SI CE POINT de convergence entre Paris et Berlin est à saluer, tant les accords sur la politique budgétaire ont été compliqués cette dernière décennie, cette annonce n’est qu’une première étape. « Il y a maintenant deux étapes à franchir », résume Pascal Lamy, l’ancien patron de l’Organisation mondiale du commerce (OMC). « La première c’est l’intégration de cette proposition franco-allemande dans la proposition de la Commission qu’elle va faire à l’attention du Conseil européen et du Parlement européenne le 27 mai ». Surtout, cette proposition devra être acceptée « par les 27 et le Parlement européen. » Et ce sera tout sauf une mince affaire.
La semaine dernière, Bruno Le Maire, le ministre français de l’Économie, n’a d’ailleurs pas caché la complexité de la tâche. « L’accord franco-allemand est un accord décisif mais il restera à emporter la conviction d’autres États membres, en particulier de quatre États: l’Autriche, le Danemark, la Suède et les Pays-Bas », a-t-il expliqué lors d’une audition à l’Assemblée nationale. « Ce sera une partie difficile, il ne faut pas se le cacher ».
Dette commune
Car, en réalité, ce fonds de 500 milliards destiné à soutenir les pays en difficulté est une façon, totalement inédite, de mettre en place de la dette commune en Europe, qui sera remboursée en proportion du poids économique de chacun (et pas en fonction des aides reçues). Sans aucun doute, la France et surtout l’Allemagne, paieront bien plus qu’elles ne recevront. Comme un parfum d’eurobonds… Si l’Allemagne a cédé, encore faut-il convaincre les quatre pays cités par Bruno Le Maire, et notamment les Pays-Bas de Mark Rutte. « J’espère que les Italiens ne se font pas d’illusions. Ils n’en verront jamais la couleur » de cet argent, tranche l’économiste Jean-Marc Daniel dans Good Morning Business. « Les Français et les Allemands n’ont plus la prééminence qu’ils avaient. » Et le couple franco-allemand n’a pas que l’Autriche ou les Pays-Bas face à lui. Il s’est aussi mis à dos, depuis longtemps, les gouvernements populistes d’Europe de l’Est. Dès lors, une décision à l’unanimité est-elle possible? « Ce qui est majeur, c’est de savoir si, cette fois-ci, l’Union européenne pourra venir en aide aux Européens », résume Pascal Lamy. La situation est complexe mais n’est pas forcément désespérée.

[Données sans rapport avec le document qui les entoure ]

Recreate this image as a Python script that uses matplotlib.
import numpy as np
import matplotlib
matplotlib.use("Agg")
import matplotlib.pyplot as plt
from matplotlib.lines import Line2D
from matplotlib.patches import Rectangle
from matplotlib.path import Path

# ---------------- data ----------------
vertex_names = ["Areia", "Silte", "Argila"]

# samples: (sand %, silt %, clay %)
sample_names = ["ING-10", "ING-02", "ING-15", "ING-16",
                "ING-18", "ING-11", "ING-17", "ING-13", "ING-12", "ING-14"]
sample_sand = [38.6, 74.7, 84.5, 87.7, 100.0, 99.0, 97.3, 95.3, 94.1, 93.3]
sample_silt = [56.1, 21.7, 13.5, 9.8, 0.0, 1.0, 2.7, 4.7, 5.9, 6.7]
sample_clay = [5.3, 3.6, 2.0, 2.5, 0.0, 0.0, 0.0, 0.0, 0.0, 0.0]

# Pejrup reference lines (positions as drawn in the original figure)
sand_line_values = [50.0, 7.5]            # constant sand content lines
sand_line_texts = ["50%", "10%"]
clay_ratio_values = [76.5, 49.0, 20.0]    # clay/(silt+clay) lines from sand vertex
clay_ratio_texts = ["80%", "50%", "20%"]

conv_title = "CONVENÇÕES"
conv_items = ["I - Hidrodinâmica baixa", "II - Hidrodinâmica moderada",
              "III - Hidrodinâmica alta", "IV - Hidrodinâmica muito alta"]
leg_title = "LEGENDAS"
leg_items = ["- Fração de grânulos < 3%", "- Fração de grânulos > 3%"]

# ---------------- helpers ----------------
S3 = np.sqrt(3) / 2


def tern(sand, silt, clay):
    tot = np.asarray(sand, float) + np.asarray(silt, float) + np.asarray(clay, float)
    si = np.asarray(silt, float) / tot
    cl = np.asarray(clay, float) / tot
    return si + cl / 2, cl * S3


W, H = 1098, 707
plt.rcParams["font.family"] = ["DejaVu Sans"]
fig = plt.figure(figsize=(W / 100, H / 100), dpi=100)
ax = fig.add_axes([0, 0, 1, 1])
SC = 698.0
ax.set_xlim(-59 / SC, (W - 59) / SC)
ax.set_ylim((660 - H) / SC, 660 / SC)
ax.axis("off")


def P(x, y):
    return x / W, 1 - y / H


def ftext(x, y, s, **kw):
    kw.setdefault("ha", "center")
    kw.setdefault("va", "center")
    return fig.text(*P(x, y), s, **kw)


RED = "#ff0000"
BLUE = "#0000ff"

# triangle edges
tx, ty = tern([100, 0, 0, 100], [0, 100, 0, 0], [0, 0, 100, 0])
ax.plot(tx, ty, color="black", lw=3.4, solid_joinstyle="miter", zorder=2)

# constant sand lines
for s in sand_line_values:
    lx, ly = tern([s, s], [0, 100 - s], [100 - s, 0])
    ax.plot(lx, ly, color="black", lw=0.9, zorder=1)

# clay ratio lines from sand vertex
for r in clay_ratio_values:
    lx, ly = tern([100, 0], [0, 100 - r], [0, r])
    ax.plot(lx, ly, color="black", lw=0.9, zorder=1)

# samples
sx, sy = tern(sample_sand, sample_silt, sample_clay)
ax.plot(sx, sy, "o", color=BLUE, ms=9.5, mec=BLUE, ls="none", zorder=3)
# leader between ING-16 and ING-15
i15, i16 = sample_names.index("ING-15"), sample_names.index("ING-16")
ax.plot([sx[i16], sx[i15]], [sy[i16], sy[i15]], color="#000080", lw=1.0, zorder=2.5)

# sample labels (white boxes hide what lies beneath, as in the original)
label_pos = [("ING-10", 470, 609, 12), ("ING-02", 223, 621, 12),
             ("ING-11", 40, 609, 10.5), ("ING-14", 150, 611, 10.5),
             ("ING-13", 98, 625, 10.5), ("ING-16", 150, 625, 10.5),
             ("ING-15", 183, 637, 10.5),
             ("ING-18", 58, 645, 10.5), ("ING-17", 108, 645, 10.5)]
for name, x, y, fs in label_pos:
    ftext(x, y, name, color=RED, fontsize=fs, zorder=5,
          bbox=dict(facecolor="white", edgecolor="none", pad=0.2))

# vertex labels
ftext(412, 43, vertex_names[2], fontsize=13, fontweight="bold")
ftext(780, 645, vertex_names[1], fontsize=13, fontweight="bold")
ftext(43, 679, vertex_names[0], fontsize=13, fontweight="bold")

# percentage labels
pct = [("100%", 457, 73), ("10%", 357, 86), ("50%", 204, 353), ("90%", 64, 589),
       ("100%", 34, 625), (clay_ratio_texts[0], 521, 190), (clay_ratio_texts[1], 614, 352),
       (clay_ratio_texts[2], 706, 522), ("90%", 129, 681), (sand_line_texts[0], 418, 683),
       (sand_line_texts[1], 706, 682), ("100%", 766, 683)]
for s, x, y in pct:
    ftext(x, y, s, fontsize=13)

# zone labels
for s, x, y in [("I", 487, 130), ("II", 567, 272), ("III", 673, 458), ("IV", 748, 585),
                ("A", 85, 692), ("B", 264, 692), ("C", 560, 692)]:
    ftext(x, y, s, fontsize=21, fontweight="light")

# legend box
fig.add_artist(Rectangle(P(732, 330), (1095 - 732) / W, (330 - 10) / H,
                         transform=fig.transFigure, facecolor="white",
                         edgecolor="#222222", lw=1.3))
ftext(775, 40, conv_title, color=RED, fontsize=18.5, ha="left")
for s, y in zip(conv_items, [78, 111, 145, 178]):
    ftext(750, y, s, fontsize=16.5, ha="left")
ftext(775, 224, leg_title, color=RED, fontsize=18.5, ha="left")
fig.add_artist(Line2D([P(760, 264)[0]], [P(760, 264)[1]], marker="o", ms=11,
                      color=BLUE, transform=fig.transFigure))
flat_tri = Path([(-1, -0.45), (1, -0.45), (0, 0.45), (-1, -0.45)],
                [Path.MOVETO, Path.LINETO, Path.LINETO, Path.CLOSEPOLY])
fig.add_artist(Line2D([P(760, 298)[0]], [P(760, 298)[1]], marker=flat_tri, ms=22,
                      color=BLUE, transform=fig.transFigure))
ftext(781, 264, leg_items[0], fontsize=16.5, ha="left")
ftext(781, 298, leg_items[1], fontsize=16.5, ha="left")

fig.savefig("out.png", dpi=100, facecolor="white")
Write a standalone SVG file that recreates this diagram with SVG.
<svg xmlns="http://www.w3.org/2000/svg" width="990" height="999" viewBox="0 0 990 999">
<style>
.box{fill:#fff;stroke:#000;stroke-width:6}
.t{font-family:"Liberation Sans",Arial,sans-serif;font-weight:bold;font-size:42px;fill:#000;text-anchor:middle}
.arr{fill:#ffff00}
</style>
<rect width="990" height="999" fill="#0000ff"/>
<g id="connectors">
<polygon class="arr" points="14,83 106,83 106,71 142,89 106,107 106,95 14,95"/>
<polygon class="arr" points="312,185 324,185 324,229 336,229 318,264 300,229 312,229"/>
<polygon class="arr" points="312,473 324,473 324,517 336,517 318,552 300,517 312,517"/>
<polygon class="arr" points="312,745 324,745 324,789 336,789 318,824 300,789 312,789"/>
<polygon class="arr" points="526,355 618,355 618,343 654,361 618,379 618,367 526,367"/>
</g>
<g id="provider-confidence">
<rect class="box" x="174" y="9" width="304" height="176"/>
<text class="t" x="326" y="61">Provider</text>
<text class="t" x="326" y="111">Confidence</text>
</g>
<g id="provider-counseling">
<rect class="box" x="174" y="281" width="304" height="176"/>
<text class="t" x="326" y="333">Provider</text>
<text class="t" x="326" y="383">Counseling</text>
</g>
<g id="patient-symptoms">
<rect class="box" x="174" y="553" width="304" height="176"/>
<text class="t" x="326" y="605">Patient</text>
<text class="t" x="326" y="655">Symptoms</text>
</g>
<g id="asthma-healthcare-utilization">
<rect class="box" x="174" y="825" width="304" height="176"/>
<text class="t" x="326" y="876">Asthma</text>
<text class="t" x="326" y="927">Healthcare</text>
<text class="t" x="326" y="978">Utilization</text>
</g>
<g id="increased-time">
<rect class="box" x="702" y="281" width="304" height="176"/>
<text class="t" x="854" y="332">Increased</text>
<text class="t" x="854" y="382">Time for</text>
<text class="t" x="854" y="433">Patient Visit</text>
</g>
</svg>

D’abord, le ralliement de l’Allemagne à de la dette commune était presque inespéré, et Berlin reste toujours le poids lourd du continent. Ensuite, la situation économique sera difficilement tenable sans une meilleure coopération européenne dans les mois à venir. Quant aux pays de l’Est, ils n’ont pas encore trouvé la brèche pour punir les « cigales » de l’Ouest, même si les relations restent tendues. « Tous les États membres de l’UE parviendront finalement à un accord, ne serait-ce que parce que l’alternative serait trop coûteuse à tous les niveaux », juge de son côté Frederik Ducrozet, stratégiste chez Pictet Wealth Management. Pour la première fois, la France et les « pays du Sud » peuvent désormais profiter du plein soutien de l’Allemagne qui a les armes pour convaincre ses voisins « satellites », Pays-Bas et Autriche en tête, qui ne veulent pas entendre parler de subventions. Les discussions vont débuter. Si les 27 se mettent d’accord, le plan pourra voir le jour courant juin.